Nachdem letztes Jahr der erste Roman um die ungewöhnlichste Ermittlerin der neueren Literaturgeschichte in den Buchhandlungen für Furore sorgte legt der Verlag bereits ein Jahr später die direkte Fortsetzung vor. Erneut entführt uns der Autor in ein pittoreskes englisches Städtchen der 50er Jahre, in der die naseweise, frühreife Flavia einmal mehr ihren detektivischen Spürsinn dafür benutzt, einen Mord aufzuklären.
Punktete der Autor im ersten Teil fast allein mit der faszinierenden Hauptperson, so war klar, dass er in den Fortsetzungen nicht mehr nur auf Flavia setzen, sondern seinen Lesern neue, andere Schwerpunkte anbieten musste. Witz, das intelligente Spiel mit der Frage, wer war der Täter, welche Motive gibt es für die Tat und was verbergen die vielen Verdächtigen sind wir von den berühmten englischen Krimis gewohnt. Hier baut der Kanadier Bradley auf einem soliden Fundament. Er beschreibt uns die kleine Gemeinde mit all ihren zwischenmenschlichen Verbindungen und Abhängigkeiten, dem Klatsch und Tratsch aber auch der typisch britischen Noblesse.

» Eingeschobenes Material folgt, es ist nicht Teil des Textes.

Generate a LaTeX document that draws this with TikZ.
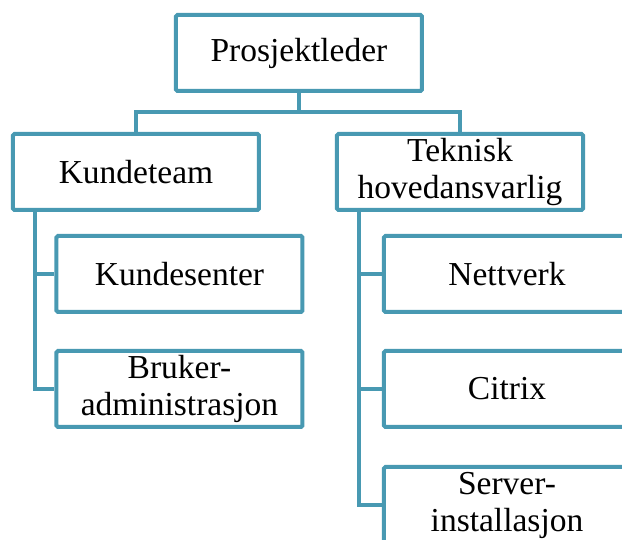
\documentclass[tikz,border=0pt]{standalone}
\usepackage{fontspec}
\setmainfont{Liberation Serif}
\usetikzlibrary{positioning,calc}
\definecolor{orgline}{RGB}{72,153,178}

\begin{document}
\begin{tikzpicture}[x=1pt,y=1pt,node distance= 0 and 0]
\def\lw{4pt}
\def\stem{24pt}
\tikzstyle{bx}=[draw=orgline, line width=\lw, rounded corners=1.5pt, fill=white, align=center, minimum width=246pt, minimum height=76pt, inner sep=2pt, font=\fontsize{33.5pt}{37pt}\selectfont]
\tikzstyle{ln}=[draw=orgline, line width=\lw]

% the screenshot cuts the right column off
\useasboundingbox (-299,53) rectangle (323,-487);
\clip (-299,53) rectangle (323,-487);

\path node[bx] (pl) {Prosjektleder}
	   node[bx, below=39pt of pl, xshift=-163pt] (kt) {Kundeteam}
	   node[bx, below=39pt of pl, xshift=161pt] (th) {Teknisk\\hovedansvarlig}

	   node[bx, below=22pt of kt, xshift=43.5pt] (ks) {Kundesenter}
	   node[bx, below=35pt of ks] (ba) {Bruker-\\administrasjon}

	   node[bx, below=22pt of th, xshift=47pt] (nv) {Nettverk}
	   node[bx, below=35pt of nv] (cx) {Citrix}
	   node[bx, below=36pt of cx] (si) {Server-\\installasjon}
;

% top level split
\coordinate (split) at ($(pl.south)!.5!(pl.south |- kt.north)$);
\draw[ln] (pl.south) -- (split) -| (kt.north);
\draw[ln] (split) -| (th.north);

% side spines to the children
\coordinate (kspine) at ($(kt.south west)+(\stem,0)$);
\coordinate (tspine) at ($(th.south west)+(\stem,0)$);
\draw[ln] (kspine) |- (ks.west)   (kspine) |- (ba.west);
\draw[ln] (tspine) |- (nv.west)   (tspine) |- (cx.west)   (tspine) |- (si.west);
\end{tikzpicture}
\end{document}
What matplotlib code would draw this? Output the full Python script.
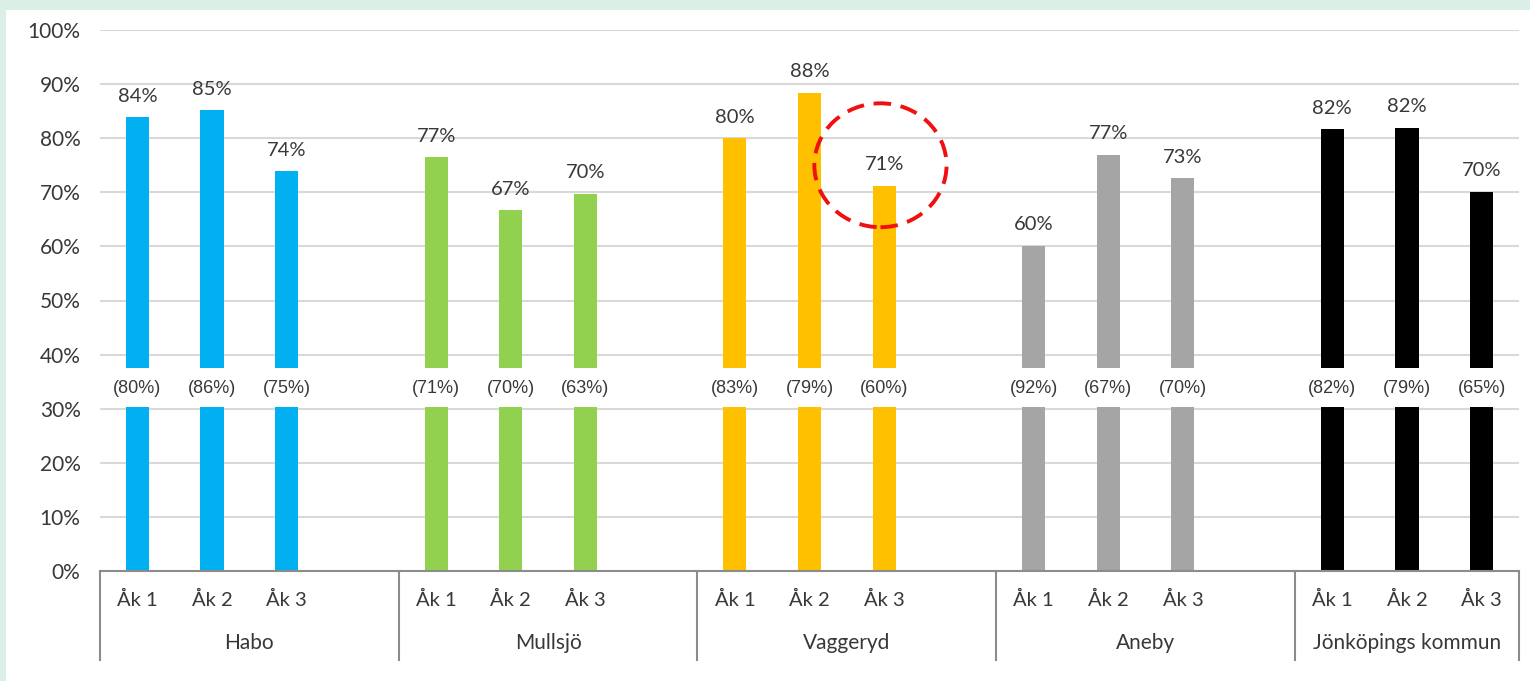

Daneben aber, und das ist es, was auch diesen Roman zum Pageturner macht, präsentiert er uns interessante Figuren. Sei es der ehemalige deutsche Kriegsgefangene, der fast schon englischer als die Ureinwohner wirkt, oder den Canabis anbauenden Farmer, den gefeierten Fernsehstar, der sich selbst immer von Neuem beweisen muss, dass er seine Anziehungskraft aufs andere Geschlecht noch nicht verloren hat, oder das Pfarrerehepaar das bei aller gelebten christlichen Nächstenliebe so manches Geheimnis vor ihrer Gemeinde verbirgt, sie alle werden durch die naseweisen Augen Flavias beleuchtet und nehmen Gestalt und Leben an. Natürlich bewundern wir unsere junge Erzählerin, die allen Anderen immer einen Schritt voraus ist, die bei all ihrer Abgebrühtheit aber eben auch immer noch Kind ist. Und aus dieser Mischung, aus der Naivität Flavias aber auch durch ihre staunenden, wissbegierigen Augen erhalten wir einen etwas anderen Einblick in die Geheimnisse und das Verbrechen. Das fesselt und weckt den Wunsch nach mehr -- viel mehr entsprechendem Lesefutter!